The realists will tell you that the true significance of 1967 was that it was the last year before "wings." Before things like "spoilers," "aerofoils," "air dams," wind tunnels," and other aerodynamic developments were added to the cars, so it is seen by many to be the last year that the driver was truly driving the car. Where the driver was doing more to hold the car on the road than the laws of physics were.

The 1967 season is widely viewed as a turning point in Formula One with championship competitors like Jim Clark, Dan Gurney , Jackie Stewart and Graham Hill. More importantly though, the cars of 1967 made driving them quickly a real challenge and that has definitely been carried over into the game.

Why wre the cars so difficult? Well, they were were much more powerful again after certain rule changes in 1966 when engines were allowed to be up to three litres. The formula which had immediately preceded it had limited engines to a measly 1.5 liters, and so the new three litre formula was widely heralded as Grand Prix racing's "Return to Power."

In truth, many of the sport's leading engine suppliers were caught out by the sudden doubling of engine displacement and by the first race of the 1967 season (the South African GP on January 2), many of the teams still didn't have their new engines ready and a local hero almost won the race in an ancient Cooper-Climax, and would have done had he not run out of fuel.
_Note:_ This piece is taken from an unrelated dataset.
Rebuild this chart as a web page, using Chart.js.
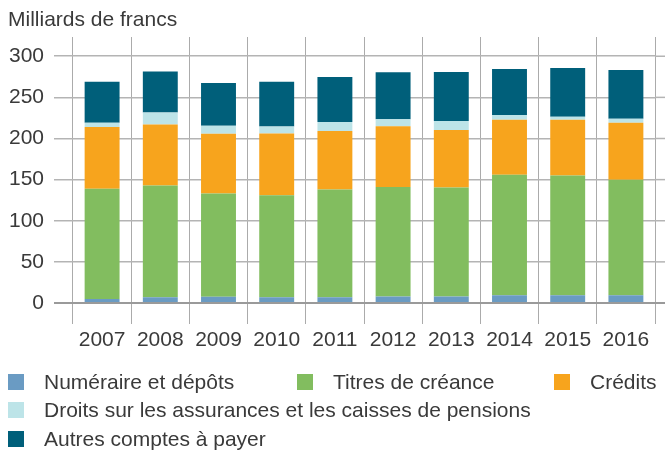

Like i said, aerodynamic wings had not been introduced yet so things like wind effects and huge fans underneath the car weren't thought of, the cars were still using regular treaded radial tyres that were not developed for racing, and these tyres would often not wear out during a race and they would be used for more than one. Something which would be unthinkable nowadays, so just getting the power down to the road was a challenge, and don't even think of mentioning traction control. That wouldn't be around for a long time to come.

The late 60s and early 70s were also before the days of safety measures and regulations that were really pushed for after jackie stewart's crash at Spa in Belgium when he found himself upside down in his BRM soaked in fuel and in somebody's cellar. The Spa circuit, like many others of the day was raced on real roads with houses right at the track side and people stood on grass verges watching the cars fly by. This was far from the only accident of note too, there was the high profile fiery crash of Lorenzo Bandini at the Monaco chicane in 1967 and then Jim Clark's death in 1968 at Hockenheim. Jim Clark was widely regarded as one of the greatest drivers at the time and still one of the best ever, and when he didn't reappear at the end of his lap people drove round the Hockenheim circuit looking for holes in the trees where he may have gone off the track. They eventually found him.In fact the 1969 race at Spa and the 1970 race at the Nurburgring in Germany didn't take place because the drivers boycotted them as safety upgrades were not installed as they had demanded.